_COLLECTED DATA_
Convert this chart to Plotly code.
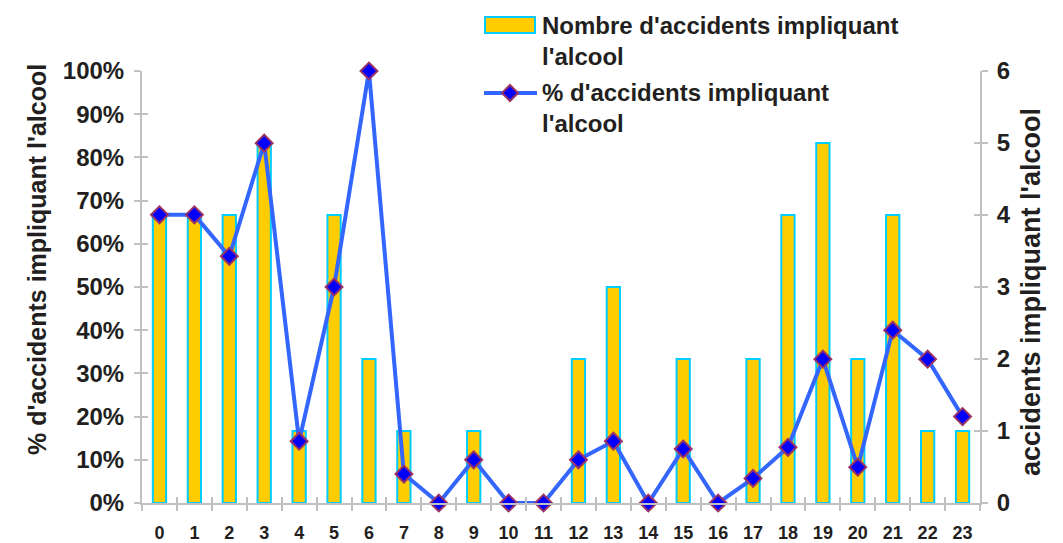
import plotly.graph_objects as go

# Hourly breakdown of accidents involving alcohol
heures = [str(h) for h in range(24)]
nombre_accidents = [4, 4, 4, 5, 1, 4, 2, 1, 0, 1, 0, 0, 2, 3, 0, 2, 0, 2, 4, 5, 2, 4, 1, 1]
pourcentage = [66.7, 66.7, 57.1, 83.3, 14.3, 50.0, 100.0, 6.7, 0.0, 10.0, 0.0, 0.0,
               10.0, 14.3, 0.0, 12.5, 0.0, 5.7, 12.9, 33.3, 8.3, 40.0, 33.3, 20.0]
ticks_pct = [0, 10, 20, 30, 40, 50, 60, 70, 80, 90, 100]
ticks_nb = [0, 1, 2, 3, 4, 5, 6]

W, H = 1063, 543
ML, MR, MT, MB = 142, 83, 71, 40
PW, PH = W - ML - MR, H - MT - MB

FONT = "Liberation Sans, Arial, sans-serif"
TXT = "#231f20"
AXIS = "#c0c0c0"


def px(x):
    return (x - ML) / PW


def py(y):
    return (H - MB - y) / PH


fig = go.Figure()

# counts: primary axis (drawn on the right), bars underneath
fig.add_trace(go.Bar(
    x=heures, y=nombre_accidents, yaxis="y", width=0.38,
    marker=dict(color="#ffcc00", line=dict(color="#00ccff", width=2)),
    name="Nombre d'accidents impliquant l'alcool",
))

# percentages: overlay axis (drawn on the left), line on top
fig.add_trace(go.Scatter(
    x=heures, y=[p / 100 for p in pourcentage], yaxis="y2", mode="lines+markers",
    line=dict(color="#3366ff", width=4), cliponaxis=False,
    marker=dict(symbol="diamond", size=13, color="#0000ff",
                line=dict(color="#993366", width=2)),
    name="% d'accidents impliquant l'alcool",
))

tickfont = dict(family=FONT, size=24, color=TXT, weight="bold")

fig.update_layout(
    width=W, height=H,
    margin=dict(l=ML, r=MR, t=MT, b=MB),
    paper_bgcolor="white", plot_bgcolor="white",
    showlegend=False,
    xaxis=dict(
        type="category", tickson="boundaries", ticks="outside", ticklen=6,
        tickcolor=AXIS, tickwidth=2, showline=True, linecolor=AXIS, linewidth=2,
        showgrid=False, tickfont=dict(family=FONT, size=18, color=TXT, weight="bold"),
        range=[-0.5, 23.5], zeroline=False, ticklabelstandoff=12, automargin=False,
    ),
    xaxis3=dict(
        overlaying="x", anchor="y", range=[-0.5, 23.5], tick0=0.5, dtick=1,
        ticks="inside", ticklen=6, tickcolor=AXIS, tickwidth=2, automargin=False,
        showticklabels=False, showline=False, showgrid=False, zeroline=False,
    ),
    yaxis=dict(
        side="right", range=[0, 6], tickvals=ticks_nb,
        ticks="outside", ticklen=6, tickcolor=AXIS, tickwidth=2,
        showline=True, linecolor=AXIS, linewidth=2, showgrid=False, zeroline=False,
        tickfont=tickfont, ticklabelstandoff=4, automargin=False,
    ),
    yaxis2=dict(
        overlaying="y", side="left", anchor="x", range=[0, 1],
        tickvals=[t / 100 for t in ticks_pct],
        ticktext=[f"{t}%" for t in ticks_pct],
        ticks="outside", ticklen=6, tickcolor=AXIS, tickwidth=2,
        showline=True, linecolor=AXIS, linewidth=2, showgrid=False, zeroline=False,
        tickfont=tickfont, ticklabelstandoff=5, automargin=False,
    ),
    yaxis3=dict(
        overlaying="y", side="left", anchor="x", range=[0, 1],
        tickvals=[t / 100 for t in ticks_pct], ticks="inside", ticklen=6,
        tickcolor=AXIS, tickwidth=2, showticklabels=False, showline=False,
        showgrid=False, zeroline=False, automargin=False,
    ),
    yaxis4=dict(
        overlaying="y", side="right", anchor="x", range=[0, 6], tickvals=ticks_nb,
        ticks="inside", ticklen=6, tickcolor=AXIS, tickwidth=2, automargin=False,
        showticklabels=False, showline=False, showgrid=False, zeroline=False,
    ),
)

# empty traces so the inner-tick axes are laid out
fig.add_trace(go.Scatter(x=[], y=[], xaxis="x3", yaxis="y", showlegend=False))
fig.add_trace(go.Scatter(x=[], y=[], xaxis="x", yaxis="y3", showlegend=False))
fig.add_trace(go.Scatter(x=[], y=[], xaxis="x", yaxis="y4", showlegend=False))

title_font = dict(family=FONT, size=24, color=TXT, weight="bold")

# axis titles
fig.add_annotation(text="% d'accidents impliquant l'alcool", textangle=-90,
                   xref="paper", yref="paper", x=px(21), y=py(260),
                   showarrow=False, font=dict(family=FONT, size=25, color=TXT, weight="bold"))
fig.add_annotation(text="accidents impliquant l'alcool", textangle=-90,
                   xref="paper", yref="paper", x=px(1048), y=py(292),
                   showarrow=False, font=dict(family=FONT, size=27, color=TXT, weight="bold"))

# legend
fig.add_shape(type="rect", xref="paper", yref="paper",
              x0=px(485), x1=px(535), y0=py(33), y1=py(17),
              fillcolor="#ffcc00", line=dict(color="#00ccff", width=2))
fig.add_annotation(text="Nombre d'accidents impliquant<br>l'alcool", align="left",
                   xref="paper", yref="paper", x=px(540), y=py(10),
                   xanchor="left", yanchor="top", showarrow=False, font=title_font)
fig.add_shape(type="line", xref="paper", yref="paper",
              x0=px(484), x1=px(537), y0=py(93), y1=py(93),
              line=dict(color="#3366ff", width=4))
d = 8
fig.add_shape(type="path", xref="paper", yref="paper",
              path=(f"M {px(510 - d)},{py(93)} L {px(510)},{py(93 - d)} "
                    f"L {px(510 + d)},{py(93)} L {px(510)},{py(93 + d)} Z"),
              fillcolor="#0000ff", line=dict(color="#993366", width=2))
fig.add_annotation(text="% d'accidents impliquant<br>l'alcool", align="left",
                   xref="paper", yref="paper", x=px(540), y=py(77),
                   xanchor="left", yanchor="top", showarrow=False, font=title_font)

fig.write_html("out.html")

_WHAT YOU HAVE TO DO_
Write out an exact copy of the listing, first line through the line containing "import plotly.graph_objects as go", with the pictures left out.

_ANSWER TO THE TASK_
Convert this chart to Plotly code.
import plotly.graph_objects as go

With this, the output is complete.